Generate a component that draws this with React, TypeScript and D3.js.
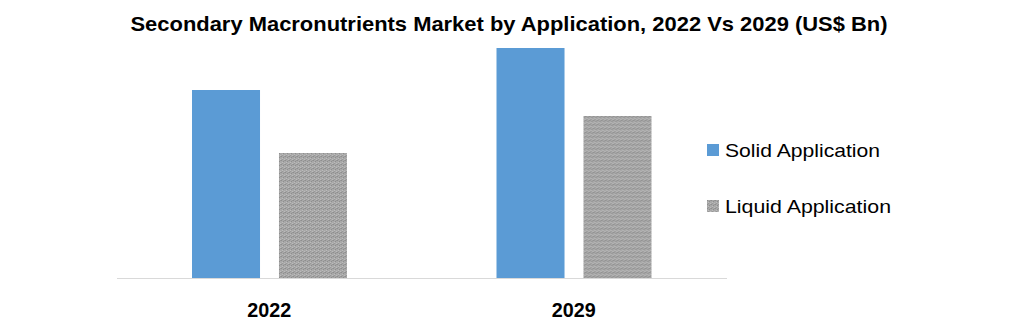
import React from "react";
import * as d3 from "d3";

const years = ["2022", "2029"];
const seriesNames = ["Solid Application", "Liquid Application"];
const solidValues = [1.88, 2.3];
const liquidValues = [1.25, 1.62];
const titleText = "Secondary Macronutrients Market by Application, 2022 Vs 2029 (US$ Bn)";

const W = 1032;
const H = 322;

export default function App() {
  const x0 = d3.scaleBand<string>().domain(years).range([117, 726]).padding(0);
  const x1 = d3
    .scaleBand<string>()
    .domain(seriesNames)
    .range([75, 230])
    .paddingInner(0.218)
    .paddingOuter(0);
  const y = d3.scaleLinear().domain([0, 2.3]).range([278, 48]);
  const series = [
    { name: seriesNames[0], values: solidValues, fill: "#5b9bd5" },
    { name: seriesNames[1], values: liquidValues, fill: "url(#grayPat)" },
  ];
  return (
    <svg
      width={W}
      height={H}
      style={{ position: "absolute", left: 0, top: 0, background: "#fff" }}
      fontFamily="'Liberation Sans', Arial, sans-serif"
    >
      <defs>
        <pattern id="grayPat" width="4" height="4" patternUnits="userSpaceOnUse">
          <rect width="4" height="4" fill="#a8a8a8" />
          <rect x="0" y="0" width="1" height="1" fill="#8e8e8e" />
          <rect x="2" y="1" width="1" height="1" fill="#8e8e8e" />
          <rect x="1" y="2" width="1" height="1" fill="#bcbcbc" />
          <rect x="3" y="3" width="1" height="1" fill="#bcbcbc" />
          <rect x="3" y="0" width="1" height="1" fill="#989898" />
          <rect x="1" y="3" width="1" height="1" fill="#989898" />
        </pattern>
      </defs>
      <text
        x={509}
        y={31}
        textAnchor="middle"
        fontWeight="bold"
        fontSize={21}
        textLength={757}
        lengthAdjust="spacingAndGlyphs"
        fill="#000"
      >
        {titleText}
      </text>
      {years.map((yr, i) => (
        <g key={yr} transform={`translate(${x0(yr)},0)`}>
          {series.map((s) => (
            <rect
              key={s.name}
              x={x1(s.name)}
              y={y(s.values[i])}
              width={x1.bandwidth()}
              height={y(0) - y(s.values[i])}
              fill={s.fill}
            />
          ))}
          <text
            x={x0.bandwidth() / 2}
            y={317}
            textAnchor="middle"
            fontWeight="bold"
            fontSize={20}
            textLength={44}
            lengthAdjust="spacingAndGlyphs"
            fill="#000"
          >
            {yr}
          </text>
        </g>
      ))}
      <line x1={117} x2={727} y1={278.5} y2={278.5} stroke="#d9d9d9" strokeWidth={1} />
      {series.map((s, i) => (
        <g key={s.name} transform={`translate(707,${144 + i * 56})`}>
          <rect width={12} height={12} fill={s.fill} />
          <text
            x={18}
            y={13}
            fontSize={19}
            fill="#000"
            textLength={i === 0 ? 155 : 166}
            lengthAdjust="spacingAndGlyphs"
          >
            {s.name}
          </text>
        </g>
      ))}
    </svg>
  );
}
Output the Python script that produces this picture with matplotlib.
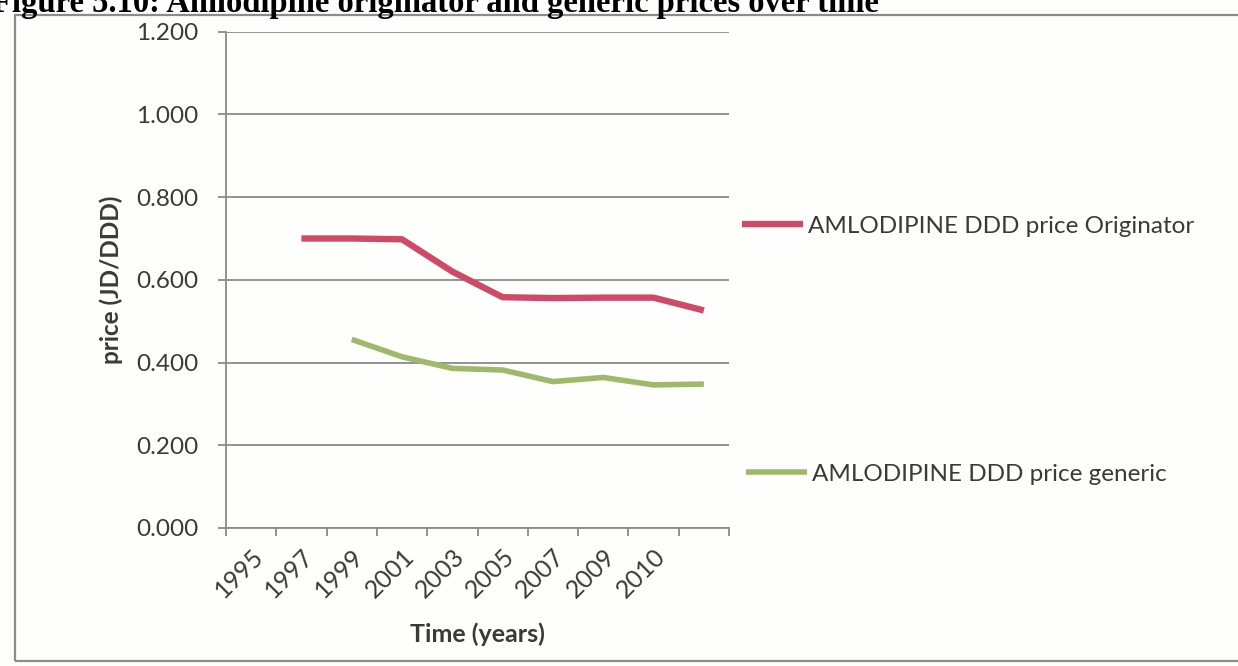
import matplotlib
matplotlib.use("Agg")
import matplotlib.pyplot as plt
from matplotlib.patches import Rectangle
from matplotlib.ticker import FixedLocator, FuncFormatter
import numpy as np

# price per DDD (JD), one value per year category
years = ["1995", "1997", "1999", "2001", "2003", "2005", "2007", "2009", "2010", ""]
originator = [np.nan, 0.700, 0.700, 0.698, 0.620, 0.558, 0.556, 0.557, 0.557, 0.526]
generic = [np.nan, np.nan, 0.456, 0.414, 0.386, 0.382, 0.354, 0.364, 0.346, 0.348]
series_names = ["AMLODIPINE DDD price Originator", "AMLODIPINE DDD price generic"]
title = "Figure 5.10: Amlodipine originator and generic prices over time"

plt.rcParams["font.family"] = ["Lato", "DejaVu Sans"]
txt = "#3a3a3a"
grid_c = "#8a8a8a"
red = "#cf4a66"
green = "#9fb86a"

fig = plt.figure(figsize=(12.38, 6.66), dpi=100, facecolor="#fefefc")
W, H = 1238, 666

# page caption, clipped by the top edge
fig.text(-8 / W, 1 - 12 / H, title, family="Liberation Serif", weight="bold",
         fontsize=23.5, color="black", ha="left", va="baseline")

# outer chart frame
fig.patches.append(Rectangle((15 / W, 1 - 661 / H), 1.1, (661 - 15) / H,
                             transform=fig.transFigure, fill=False,
                             edgecolor="#8c8c8c", lw=1.6))

ax = fig.add_axes([226 / W, 1 - 528 / H, (729 - 226) / W, (528 - 31.7) / H])
ax.set_facecolor("none")
x = np.arange(len(years))
l1, = ax.plot(x, originator, color=red, lw=4.6, solid_capstyle="butt",
              solid_joinstyle="round")
l2, = ax.plot(x, generic, color=green, lw=4.0, solid_capstyle="butt",
              solid_joinstyle="round")

ax.set_xlim(-0.5, len(years) - 0.5)
ax.set_ylim(0, 1.2)
ax.yaxis.set_major_locator(FixedLocator(np.arange(0, 1.21, 0.2)))
ax.yaxis.set_major_formatter(FuncFormatter(lambda v, p: f"{v:.3f}"))
ax.grid(axis="y", color=grid_c, lw=1.3)
ax.set_axisbelow(True)

ax.set_xticks(x)
ax.set_xticklabels(years, rotation=45, ha="right", rotation_mode="anchor")
ax.set_xticks(np.arange(-0.5, len(years)), minor=True)
ax.tick_params(axis="x", which="major", length=0, pad=12, labelsize=18,
               labelcolor=txt)
ax.tick_params(axis="x", which="minor", length=6, width=1.3, color=grid_c)
ax.tick_params(axis="y", length=6, width=1.3, color=grid_c, labelsize=17.5,
               labelcolor=txt, pad=14)

for s in ["top", "right"]:
    ax.spines[s].set_visible(False)
for s in ["left", "bottom"]:
    ax.spines[s].set_color(grid_c)
    ax.spines[s].set_linewidth(1.3)

ax.set_ylabel("price (JD/DDD)", fontsize=17.5, weight="bold", color=txt)
ax.set_xlabel("Time (years)", fontsize=18, weight="bold", color=txt)
ax.yaxis.set_label_coords(-0.204, 0.5)
ax.xaxis.set_label_coords(0.5, -0.19)

# legend entries on the right, spaced apart vertically
ax.legend([l1], [series_names[0]], loc="center left",
          bbox_to_anchor=(742 / W, 1 - 226 / H), bbox_transform=fig.transFigure,
          frameon=False, fontsize=17.5, handlelength=2.5, handletextpad=0.2,
          labelcolor=txt, borderaxespad=0, borderpad=0)
ax.add_artist(ax.get_legend())
plt.legend([l2], [series_names[1]], loc="center left",
           bbox_to_anchor=(746 / W, 1 - 474 / H),
           bbox_transform=fig.transFigure, frameon=False, fontsize=17.5,
           handlelength=2.5, handletextpad=0.2, labelcolor=txt,
           borderaxespad=0, borderpad=0)

fig.savefig("out.png", dpi=100, facecolor=fig.get_facecolor())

* Your objective *
Gather from the data above every line with the string "React".

* Problem solution *
Generate a component that draws this with React, TypeScript and D3.js.
import React from "react";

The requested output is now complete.